You don't happen to have a dog named Chance?
You are right. I am only on the ice 4-5 times a week between ice fishing and caretaking for three islands in the Adirondacks. What I am talking about is something out of the ordinary - that I have not experienced being on the ice on nearly a daily basis. I think this was a perfect, sun angle, ice conditions, temperature, wind storm that does not happen that often. It felt like I just stepped off a plane in Arizona in the middle of July.
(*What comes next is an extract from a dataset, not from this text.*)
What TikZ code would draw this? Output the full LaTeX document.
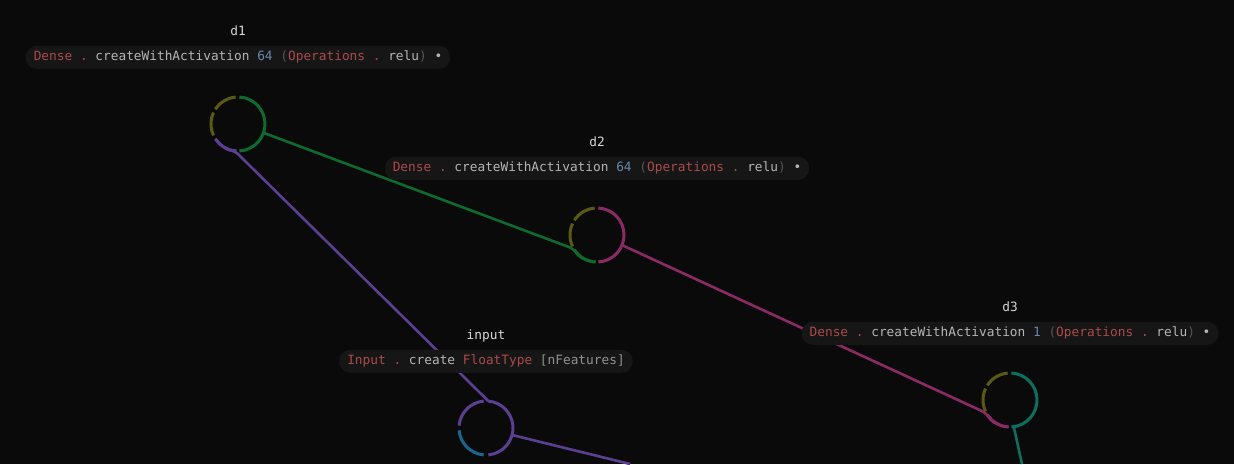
\documentclass[tikz,border=0pt]{standalone}
\usepackage{fontspec}
\usepackage{xcolor}
\usetikzlibrary{positioning}
\newfontfamily\codefont{DejaVu Sans Mono}
\definecolor{bgdark}{HTML}{0A0A0A}
\definecolor{pilldark}{HTML}{161616}
\definecolor{tokred}{HTML}{AC4A4A}
\definecolor{tokgray}{HTML}{B5B5B5}
\definecolor{toknum}{HTML}{6688AA}
\definecolor{tokpar}{HTML}{555555}
\definecolor{titlegray}{HTML}{D8D8D8}
\definecolor{freeolive}{HTML}{5C5A12}
\definecolor{wgreen}{HTML}{0F6A2E}
\definecolor{wmagenta}{HTML}{8C2A66}
\definecolor{wteal}{HTML}{0E6E60}
\definecolor{wpurple}{HTML}{5B3F92}
\definecolor{wblue}{HTML}{17688C}

\newcommand{\tkred}[1]{\textcolor{tokred}{#1}}
\newcommand{\tknum}[1]{\textcolor{toknum}{#1}}
\newcommand{\tkpar}[1]{\textcolor{tokpar}{#1}}
\newcommand{\portring}[5]{%
  \draw[ring, #2] (#1.center) ++(95:27) arc[start angle=95, end angle=147, radius=27];
  \draw[ring, #3] (#1.center) ++(155:27) arc[start angle=155, end angle=205, radius=27];
  \draw[ring, #4] (#1.center) ++(213:27) arc[start angle=213, end angle=267, radius=27];
  \draw[ring, #5] (#1.center) ++(-87:27) arc[start angle=-87, end angle=87, radius=27];
}

\begin{document}
\frenchspacing
\begin{tikzpicture}[x=1pt, y=1pt,
    port/.style={circle, minimum size=54pt, inner sep=0pt, outer sep=0pt},
    codebox/.style={fill=pilldark, rounded corners=11pt, minimum height=23pt,
        inner xsep=8pt, inner ysep=0pt, text=tokgray,
        font=\codefont\fontsize{12.8}{14}\selectfont},
    namelabel/.style={inner sep=0pt, text depth=0pt, text=titlegray,
        font=\codefont\fontsize{12.8}{14}\selectfont},
    ring/.style={line width=3pt},
    wire/.style={line width=2.6pt, rounded corners=5pt}]

    \fill[bgdark] (0,0) rectangle (1234,464);
    \useasboundingbox (0,0) rectangle (1234,464);

    \node[port] (d1) at (238,340) {};
    \node[port] (d2) at (597,229) {};
    \node[port] (d3) at (1010,64) {};
    \node[port] (input) at (486,36) {};

    \coordinate (inputout) at (630,0);
    \coordinate (d3out) at (1022,0);

    \draw[wire, wpurple] (input.85) -- (d1.263) arc[start angle=263, end angle=215, radius=27];
    \draw[wire, wgreen] (d1.-19) -- (d2.211) arc[start angle=211, end angle=267, radius=27];
    \draw[wire, wmagenta] (d2.-22) -- (d3.209) arc[start angle=209, end angle=267, radius=27];
    \draw[wire, wpurple] (input.-15) -- (inputout);
    \draw[wire, wteal] (d3.-82) -- (d3out);

    \portring{d1}{freeolive}{freeolive}{wpurple}{wgreen}
    \portring{d2}{freeolive}{freeolive}{wgreen}{wmagenta}
    \portring{d3}{freeolive}{freeolive}{wmagenta}{wteal}

    \draw[ring, wpurple] (input.center) ++(95:27) arc[start angle=95, end angle=175, radius=27];
    \draw[ring, wblue] (input.center) ++(185:27) arc[start angle=185, end angle=265, radius=27];
    \draw[ring, wpurple] (input.center) ++(-85:27) arc[start angle=-85, end angle=85, radius=27];

    \node[codebox, above=28pt of d1] (d1code) {\tkred{Dense .} createWithActivation \tknum{64} \tkpar{(}\tkred{Operations .} relu\tkpar{)} •};
    \node[codebox, above=28pt of d2] (d2code) {\tkred{Dense .} createWithActivation \tknum{64} \tkpar{(}\tkred{Operations .} relu\tkpar{)} •};
    \node[codebox, above=28pt of d3] (d3code) {\tkred{Dense .} createWithActivation \tknum{1} \tkpar{(}\tkred{Operations .} relu\tkpar{)} •};
    \node[codebox, above=28pt of input] (inputcode) {\tkred{Input .} create \tkred{FloatType} \textcolor{tokgray!80!black}{[nFeatures]}};

    \node[namelabel, above=10pt of d1code] (d1name) {d1};
    \node[namelabel, above=10pt of d2code] (d2name) {d2};
    \node[namelabel, above=10pt of d3code] (d3name) {d3};
    \node[namelabel, above=10pt of inputcode] (inputname) {input};

\end{tikzpicture}
\end{document}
I believe what is happening is a combination of three things occuring at the same time. (1) Sunlight does not heat air directly, but it can heat particles within the air like water vapor and dust ect... (2) The granulated texture of late ice can act as a diffuser of light in many directions, where as a flat sheet of ice will act more like a flat mirror and tend to reflect light in a single direction. (3) The higher angle of the sun in late winter allows for more of the reflected light stay closer to the surface of the ice. So my theory is simply that the incoming sunlight is diffused along the surface of the ice in late winter more so than at other times of the year. This more concentrated diffused light is then passing through a layer of air that contains more water particles then at other times of the year. Therefore, able to transfer more sunlight into heat. On a windless day we can sometimes see a slight fog forming over the ice. There is probably a way to photograph this phenomena in a way that would make it appear as if the fog were glowing.